Short exercise: Retype every line from the start of the data down to and including the line with "1.512, 1.432, 1.344, 1.232, 1.112]". Skip the pictures.

Records for this exercise:
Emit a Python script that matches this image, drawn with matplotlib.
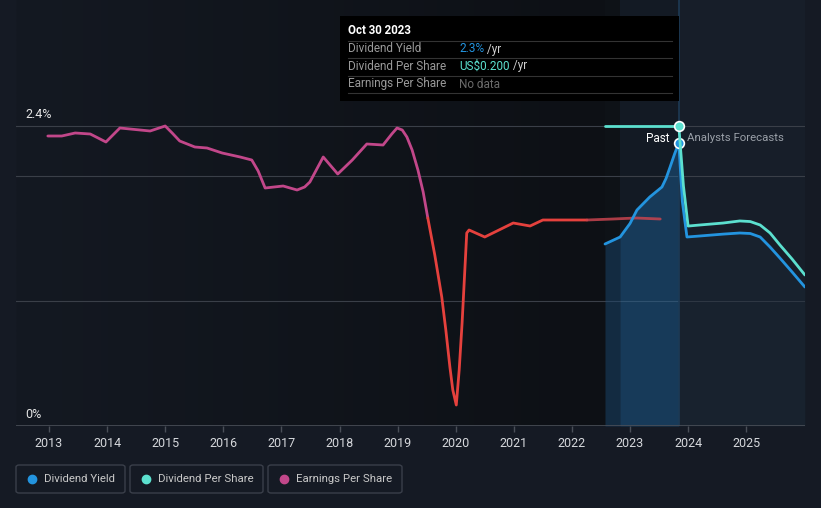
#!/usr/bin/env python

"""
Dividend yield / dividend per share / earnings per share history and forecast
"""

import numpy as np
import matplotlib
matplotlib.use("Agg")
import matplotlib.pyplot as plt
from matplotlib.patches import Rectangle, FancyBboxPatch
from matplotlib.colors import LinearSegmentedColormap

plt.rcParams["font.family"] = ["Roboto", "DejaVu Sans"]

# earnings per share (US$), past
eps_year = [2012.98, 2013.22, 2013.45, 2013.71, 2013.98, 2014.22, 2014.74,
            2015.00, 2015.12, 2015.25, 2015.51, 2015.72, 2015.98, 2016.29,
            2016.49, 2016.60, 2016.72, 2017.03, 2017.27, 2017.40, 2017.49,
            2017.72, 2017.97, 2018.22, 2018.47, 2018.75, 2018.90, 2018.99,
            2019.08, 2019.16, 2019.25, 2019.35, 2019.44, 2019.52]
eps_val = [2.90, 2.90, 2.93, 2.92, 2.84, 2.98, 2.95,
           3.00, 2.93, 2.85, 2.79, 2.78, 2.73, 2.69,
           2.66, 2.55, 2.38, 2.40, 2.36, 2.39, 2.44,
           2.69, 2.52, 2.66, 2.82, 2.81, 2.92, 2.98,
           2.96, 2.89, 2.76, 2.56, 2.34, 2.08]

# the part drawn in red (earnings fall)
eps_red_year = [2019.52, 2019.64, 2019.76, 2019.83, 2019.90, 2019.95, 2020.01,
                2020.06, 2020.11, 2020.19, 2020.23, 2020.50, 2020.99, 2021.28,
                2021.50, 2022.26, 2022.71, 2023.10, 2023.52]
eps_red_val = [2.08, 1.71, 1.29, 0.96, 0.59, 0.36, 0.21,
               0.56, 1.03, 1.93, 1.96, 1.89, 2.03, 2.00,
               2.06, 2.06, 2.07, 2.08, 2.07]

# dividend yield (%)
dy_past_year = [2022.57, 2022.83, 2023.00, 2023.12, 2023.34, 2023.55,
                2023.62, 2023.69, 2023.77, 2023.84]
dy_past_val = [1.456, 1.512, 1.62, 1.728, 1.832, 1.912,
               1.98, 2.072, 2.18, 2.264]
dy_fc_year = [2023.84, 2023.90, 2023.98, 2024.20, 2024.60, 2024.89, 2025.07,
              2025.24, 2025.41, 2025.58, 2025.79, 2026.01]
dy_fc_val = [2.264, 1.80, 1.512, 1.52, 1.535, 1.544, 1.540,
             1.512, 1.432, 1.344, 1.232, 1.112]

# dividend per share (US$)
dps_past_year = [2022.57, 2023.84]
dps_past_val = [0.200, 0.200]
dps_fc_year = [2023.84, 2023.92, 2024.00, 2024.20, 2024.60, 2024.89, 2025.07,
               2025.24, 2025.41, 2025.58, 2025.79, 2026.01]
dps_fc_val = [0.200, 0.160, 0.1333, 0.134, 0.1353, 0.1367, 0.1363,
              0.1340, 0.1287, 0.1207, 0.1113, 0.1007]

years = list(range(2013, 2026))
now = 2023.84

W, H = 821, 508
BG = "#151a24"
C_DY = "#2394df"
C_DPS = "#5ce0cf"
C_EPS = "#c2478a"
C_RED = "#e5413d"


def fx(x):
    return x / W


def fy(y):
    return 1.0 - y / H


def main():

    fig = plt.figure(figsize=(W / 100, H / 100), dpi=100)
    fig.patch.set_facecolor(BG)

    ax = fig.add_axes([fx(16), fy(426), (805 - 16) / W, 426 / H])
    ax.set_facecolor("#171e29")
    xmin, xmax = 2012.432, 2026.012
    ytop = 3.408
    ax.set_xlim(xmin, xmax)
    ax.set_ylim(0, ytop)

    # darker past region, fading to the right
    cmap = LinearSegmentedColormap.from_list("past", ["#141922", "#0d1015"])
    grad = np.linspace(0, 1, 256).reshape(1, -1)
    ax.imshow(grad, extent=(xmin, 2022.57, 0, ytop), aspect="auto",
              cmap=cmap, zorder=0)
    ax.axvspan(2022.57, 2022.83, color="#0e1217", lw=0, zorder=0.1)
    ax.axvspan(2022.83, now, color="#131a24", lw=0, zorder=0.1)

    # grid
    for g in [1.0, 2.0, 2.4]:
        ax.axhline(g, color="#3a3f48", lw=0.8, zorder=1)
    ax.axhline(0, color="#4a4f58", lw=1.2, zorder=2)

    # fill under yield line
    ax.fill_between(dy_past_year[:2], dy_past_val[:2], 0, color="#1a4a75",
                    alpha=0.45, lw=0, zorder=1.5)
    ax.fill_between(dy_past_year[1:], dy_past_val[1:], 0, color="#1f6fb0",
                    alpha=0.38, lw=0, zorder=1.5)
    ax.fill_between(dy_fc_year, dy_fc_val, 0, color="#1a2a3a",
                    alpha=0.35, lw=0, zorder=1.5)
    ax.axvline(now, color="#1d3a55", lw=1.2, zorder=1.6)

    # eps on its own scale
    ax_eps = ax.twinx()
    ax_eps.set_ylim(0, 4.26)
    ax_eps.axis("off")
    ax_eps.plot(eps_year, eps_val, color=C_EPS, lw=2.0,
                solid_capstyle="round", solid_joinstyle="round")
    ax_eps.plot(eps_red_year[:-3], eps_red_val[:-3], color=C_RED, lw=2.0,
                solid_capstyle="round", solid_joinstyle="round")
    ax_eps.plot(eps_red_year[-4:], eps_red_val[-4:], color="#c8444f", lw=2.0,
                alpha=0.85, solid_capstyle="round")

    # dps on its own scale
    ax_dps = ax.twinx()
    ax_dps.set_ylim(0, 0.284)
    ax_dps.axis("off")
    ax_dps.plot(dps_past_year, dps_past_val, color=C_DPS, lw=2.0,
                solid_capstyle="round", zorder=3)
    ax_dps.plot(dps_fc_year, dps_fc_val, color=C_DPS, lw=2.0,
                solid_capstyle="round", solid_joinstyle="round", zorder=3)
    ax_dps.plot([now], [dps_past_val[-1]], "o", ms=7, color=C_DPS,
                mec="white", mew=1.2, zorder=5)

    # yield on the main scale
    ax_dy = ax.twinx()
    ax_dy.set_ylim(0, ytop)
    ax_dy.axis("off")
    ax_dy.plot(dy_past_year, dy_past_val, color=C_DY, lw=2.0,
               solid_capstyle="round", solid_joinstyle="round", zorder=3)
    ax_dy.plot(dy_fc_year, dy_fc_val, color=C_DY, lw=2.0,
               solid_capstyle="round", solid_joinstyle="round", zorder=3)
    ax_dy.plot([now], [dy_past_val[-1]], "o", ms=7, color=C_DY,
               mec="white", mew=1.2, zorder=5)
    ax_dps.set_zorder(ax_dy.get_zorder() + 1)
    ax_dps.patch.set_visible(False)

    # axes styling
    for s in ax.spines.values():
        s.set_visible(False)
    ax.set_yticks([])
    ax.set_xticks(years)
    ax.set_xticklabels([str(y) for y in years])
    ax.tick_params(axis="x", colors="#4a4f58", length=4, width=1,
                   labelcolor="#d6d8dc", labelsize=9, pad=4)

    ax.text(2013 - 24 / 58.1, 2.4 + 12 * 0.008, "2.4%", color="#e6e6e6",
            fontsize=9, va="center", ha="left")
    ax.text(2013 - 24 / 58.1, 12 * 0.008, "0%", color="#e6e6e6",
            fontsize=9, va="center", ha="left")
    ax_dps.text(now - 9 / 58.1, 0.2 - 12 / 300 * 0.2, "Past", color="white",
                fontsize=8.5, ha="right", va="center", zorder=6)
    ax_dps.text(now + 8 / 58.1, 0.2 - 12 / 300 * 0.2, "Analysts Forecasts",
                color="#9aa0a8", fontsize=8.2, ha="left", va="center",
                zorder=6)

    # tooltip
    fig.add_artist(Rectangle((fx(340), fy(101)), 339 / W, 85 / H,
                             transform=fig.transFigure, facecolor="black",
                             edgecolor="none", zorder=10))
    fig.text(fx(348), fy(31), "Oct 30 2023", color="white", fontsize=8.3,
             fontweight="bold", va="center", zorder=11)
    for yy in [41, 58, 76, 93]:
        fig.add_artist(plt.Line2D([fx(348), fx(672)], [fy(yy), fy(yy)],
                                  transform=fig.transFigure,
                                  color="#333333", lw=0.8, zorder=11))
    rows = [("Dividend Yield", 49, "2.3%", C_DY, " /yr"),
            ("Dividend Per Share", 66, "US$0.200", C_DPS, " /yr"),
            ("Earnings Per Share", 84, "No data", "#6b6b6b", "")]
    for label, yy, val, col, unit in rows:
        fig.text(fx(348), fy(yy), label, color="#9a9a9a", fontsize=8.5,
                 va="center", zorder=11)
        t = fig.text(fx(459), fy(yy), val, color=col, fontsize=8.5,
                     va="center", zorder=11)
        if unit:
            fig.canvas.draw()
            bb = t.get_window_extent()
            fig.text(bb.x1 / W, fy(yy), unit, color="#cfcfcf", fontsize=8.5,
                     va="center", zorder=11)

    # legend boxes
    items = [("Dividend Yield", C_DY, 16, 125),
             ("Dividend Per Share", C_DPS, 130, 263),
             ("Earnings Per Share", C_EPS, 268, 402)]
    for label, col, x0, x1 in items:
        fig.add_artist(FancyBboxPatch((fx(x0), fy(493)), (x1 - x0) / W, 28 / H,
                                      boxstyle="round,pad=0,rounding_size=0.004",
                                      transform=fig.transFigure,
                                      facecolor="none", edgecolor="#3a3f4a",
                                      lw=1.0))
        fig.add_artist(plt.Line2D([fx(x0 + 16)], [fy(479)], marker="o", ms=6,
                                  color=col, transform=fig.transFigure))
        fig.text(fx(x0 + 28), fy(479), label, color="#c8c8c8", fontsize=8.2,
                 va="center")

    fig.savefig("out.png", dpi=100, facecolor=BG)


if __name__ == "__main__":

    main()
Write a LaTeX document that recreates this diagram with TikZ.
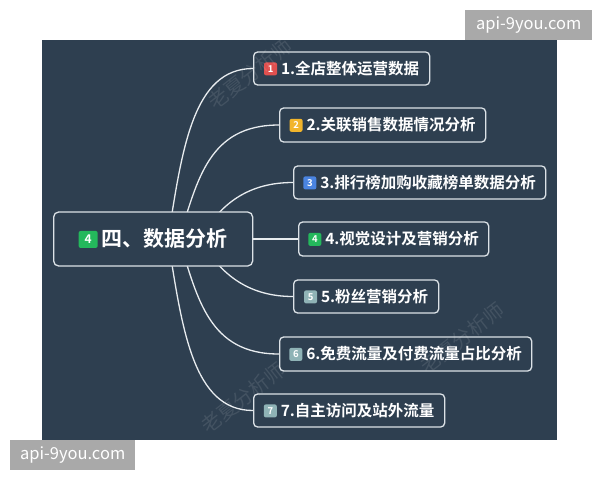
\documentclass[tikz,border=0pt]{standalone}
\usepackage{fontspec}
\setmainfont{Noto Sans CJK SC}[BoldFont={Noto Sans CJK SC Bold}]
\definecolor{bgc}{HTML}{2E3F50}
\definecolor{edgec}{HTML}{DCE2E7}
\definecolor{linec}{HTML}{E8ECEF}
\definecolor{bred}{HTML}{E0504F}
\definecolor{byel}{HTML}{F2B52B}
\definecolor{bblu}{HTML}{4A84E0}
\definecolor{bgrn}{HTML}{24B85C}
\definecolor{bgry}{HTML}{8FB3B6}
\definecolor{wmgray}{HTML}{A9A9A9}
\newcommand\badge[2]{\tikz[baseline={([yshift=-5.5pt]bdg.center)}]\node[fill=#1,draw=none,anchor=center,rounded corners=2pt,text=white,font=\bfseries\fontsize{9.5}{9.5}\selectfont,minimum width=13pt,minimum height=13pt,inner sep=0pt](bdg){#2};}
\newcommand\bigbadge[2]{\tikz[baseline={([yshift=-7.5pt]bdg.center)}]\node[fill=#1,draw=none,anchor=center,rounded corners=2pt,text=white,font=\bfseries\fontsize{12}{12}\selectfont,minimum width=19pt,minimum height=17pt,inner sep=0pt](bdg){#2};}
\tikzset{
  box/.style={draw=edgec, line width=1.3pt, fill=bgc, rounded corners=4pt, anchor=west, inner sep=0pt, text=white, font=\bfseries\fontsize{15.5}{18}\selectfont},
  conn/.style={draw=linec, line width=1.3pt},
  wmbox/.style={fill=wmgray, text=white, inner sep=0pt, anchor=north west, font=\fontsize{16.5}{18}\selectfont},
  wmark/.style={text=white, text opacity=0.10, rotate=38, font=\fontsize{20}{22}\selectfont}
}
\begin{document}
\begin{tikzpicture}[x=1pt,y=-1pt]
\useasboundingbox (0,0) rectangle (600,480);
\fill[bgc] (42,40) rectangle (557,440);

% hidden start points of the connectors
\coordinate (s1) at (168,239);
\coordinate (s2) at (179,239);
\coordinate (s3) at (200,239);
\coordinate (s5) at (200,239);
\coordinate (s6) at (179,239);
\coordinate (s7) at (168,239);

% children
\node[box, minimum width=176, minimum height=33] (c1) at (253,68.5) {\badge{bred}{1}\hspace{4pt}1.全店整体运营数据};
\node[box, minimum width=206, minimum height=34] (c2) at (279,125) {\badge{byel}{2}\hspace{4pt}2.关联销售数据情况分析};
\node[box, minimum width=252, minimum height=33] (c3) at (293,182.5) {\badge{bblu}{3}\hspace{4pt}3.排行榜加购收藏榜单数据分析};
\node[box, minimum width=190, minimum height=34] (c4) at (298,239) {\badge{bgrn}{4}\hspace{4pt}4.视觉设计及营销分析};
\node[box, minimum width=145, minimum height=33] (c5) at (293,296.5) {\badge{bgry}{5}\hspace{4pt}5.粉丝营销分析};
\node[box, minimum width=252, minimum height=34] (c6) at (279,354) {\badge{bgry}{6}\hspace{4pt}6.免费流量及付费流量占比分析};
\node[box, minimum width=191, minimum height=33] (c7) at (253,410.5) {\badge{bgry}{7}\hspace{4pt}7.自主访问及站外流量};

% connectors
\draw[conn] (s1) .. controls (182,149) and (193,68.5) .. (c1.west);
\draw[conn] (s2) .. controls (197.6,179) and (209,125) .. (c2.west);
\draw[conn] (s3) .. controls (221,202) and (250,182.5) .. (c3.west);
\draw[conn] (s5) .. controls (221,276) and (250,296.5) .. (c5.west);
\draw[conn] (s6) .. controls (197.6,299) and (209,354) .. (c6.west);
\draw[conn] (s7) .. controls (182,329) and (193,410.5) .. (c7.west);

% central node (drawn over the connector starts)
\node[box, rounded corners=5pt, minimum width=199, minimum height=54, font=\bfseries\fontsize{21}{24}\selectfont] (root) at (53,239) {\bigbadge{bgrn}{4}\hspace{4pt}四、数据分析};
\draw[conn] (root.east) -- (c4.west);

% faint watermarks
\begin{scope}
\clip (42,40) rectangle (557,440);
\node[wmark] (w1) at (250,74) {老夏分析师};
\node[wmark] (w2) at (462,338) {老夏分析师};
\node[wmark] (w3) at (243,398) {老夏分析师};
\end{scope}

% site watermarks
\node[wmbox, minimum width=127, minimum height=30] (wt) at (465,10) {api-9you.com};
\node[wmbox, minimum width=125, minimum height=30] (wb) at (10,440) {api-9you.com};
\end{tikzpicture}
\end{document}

Output for this exercise:
Emit a Python script that matches this image, drawn with matplotlib.
#!/usr/bin/env python

"""
Dividend yield / dividend per share / earnings per share history and forecast
"""

import numpy as np
import matplotlib
matplotlib.use("Agg")
import matplotlib.pyplot as plt
from matplotlib.patches import Rectangle, FancyBboxPatch
from matplotlib.colors import LinearSegmentedColormap

plt.rcParams["font.family"] = ["Roboto", "DejaVu Sans"]

# earnings per share (US$), past
eps_year = [2012.98, 2013.22, 2013.45, 2013.71, 2013.98, 2014.22, 2014.74,
            2015.00, 2015.12, 2015.25, 2015.51, 2015.72, 2015.98, 2016.29,
            2016.49, 2016.60, 2016.72, 2017.03, 2017.27, 2017.40, 2017.49,
            2017.72, 2017.97, 2018.22, 2018.47, 2018.75, 2018.90, 2018.99,
            2019.08, 2019.16, 2019.25, 2019.35, 2019.44, 2019.52]
eps_val = [2.90, 2.90, 2.93, 2.92, 2.84, 2.98, 2.95,
           3.00, 2.93, 2.85, 2.79, 2.78, 2.73, 2.69,
           2.66, 2.55, 2.38, 2.40, 2.36, 2.39, 2.44,
           2.69, 2.52, 2.66, 2.82, 2.81, 2.92, 2.98,
           2.96, 2.89, 2.76, 2.56, 2.34, 2.08]

# the part drawn in red (earnings fall)
eps_red_year = [2019.52, 2019.64, 2019.76, 2019.83, 2019.90, 2019.95, 2020.01,
                2020.06, 2020.11, 2020.19, 2020.23, 2020.50, 2020.99, 2021.28,
                2021.50, 2022.26, 2022.71, 2023.10, 2023.52]
eps_red_val = [2.08, 1.71, 1.29, 0.96, 0.59, 0.36, 0.21,
               0.56, 1.03, 1.93, 1.96, 1.89, 2.03, 2.00,
               2.06, 2.06, 2.07, 2.08, 2.07]

# dividend yield (%)
dy_past_year = [2022.57, 2022.83, 2023.00, 2023.12, 2023.34, 2023.55,
                2023.62, 2023.69, 2023.77, 2023.84]
dy_past_val = [1.456, 1.512, 1.62, 1.728, 1.832, 1.912,
               1.98, 2.072, 2.18, 2.264]
dy_fc_year = [2023.84, 2023.90, 2023.98, 2024.20, 2024.60, 2024.89, 2025.07,
              2025.24, 2025.41, 2025.58, 2025.79, 2026.01]
dy_fc_val = [2.264, 1.80, 1.512, 1.52, 1.535, 1.544, 1.540,
             1.512, 1.432, 1.344, 1.232, 1.112]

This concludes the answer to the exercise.